I’ve been reading SFF for almost 50 years too (48 if my math is right and my recollection of reading my first SF book “Runaway Robot” by Lester Del Rey is accurate–though I watched Star Trek in the original broadcast even before that), but the difference in my experience is that I had little money to buy books, so I cruised libraries and yard sales, which in the late 60s still had a lot of stuff going back 30 or more years, and I was such a voracious reader I’d get anything that looked interesting.
It was only around 1980, when I had some money and started actually trying to buy books in bookstores that I recognized the lack of what I craved in what was being published at the time. I wasn’t all that conscious of it, but I did know I tended to re-read the old stuff rather than pay to buy new stuff that was likely to disappoint me.
It’s like in 1984.
——
Yes, but can you remember BEFORE the revolution, old man. Think! Surely you can remember what it was like before today–when it was different.
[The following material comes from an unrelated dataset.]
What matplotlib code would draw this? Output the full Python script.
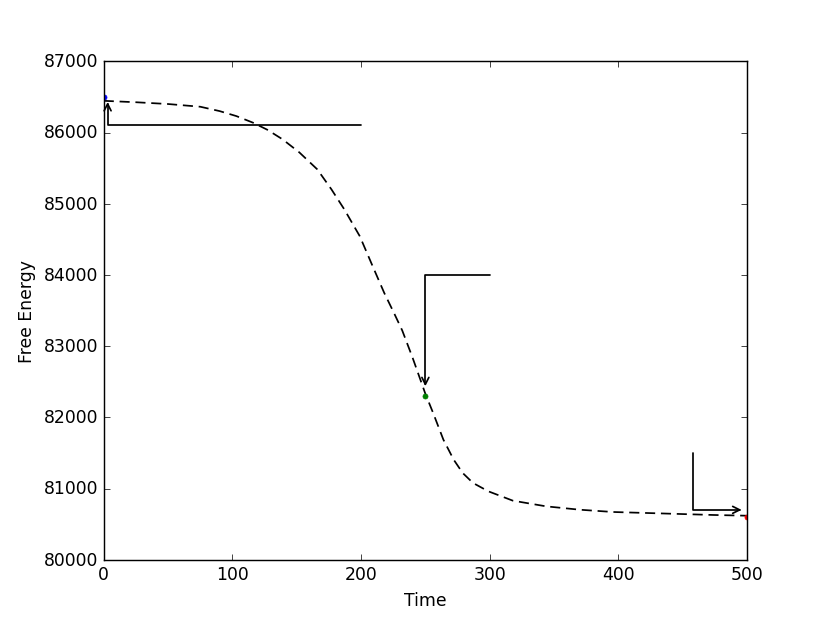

It has always been like this, sir.
I’ve also been reading SF for 50+ years, and yes it was a solitary thing back then. That’s because it took a certain type of mindset to get into blue SF. It wasn’t for everyone.
Now a lot of people give Star Trek (full disclosure, I’m an old school Trekker) credit for making SF more popular, but I don’t think that’s quite right. Yes it gave license to geeks and nerds to fly the flag, but the general public just saw it as an interesting curiosity. The real hero of mainstreaming SF (of the non-literary kind) goes to Star Wars, a pulp SF movie if ever there was one.
With Star Wars, folks who could care less about how much delta V you need to get to the Moon could just sit back and enjoy the ride. It is a more inviting universe. That is the power of pulp.
I don’t think the argument being made is that blue SF is bad. I think the argument is that the people who pushed blue SF declared (now and forever) that it was the only SF worthy of the name. That the new wave critters used the same tactics against blue SF is poetic justice.
One critique I remember lobbing at ST:TMP was that it was “good science fiction, but a mediocre movie.” Ultimately it was kind of a blue mystery story, and mediocre as a movie because, well *boring,* in that it had very little two-fisted awesome (or two-phasered awesome) in it.
Now, The Wrath of Khan . . .
And I missed my own point. Calling it “good SciFi,” was because I’d already absorbed the message that good sci fi could happen if it mostly made you think, rather than increase the heart rate. That it was, subconsciously, either-or here is the fundamental issue.
Your anecdote, drawn from what was happening in real time, shows exactly how the Campbellian Revolution drove SF into a ghetto. I remember thinking almost exactly the same thing as you at the time. Thank Crom for TWoK.
Deuce, You are of course, correct. TWoK saved the Star Trek franchise.
I think there’s an inherent problem making these arguments because there’s no common frame of reference. You can’t have a common frame of reference, in some ways, because the culture, technology, and size of the population have altered so dramatically since World War II. But it’d be nice to see numbers behind the claims. I know those numbers may not exist or may be so full of extenuating circumstances so as to be almost useless, but it’d be nice to have at least some concrete data as a foundation.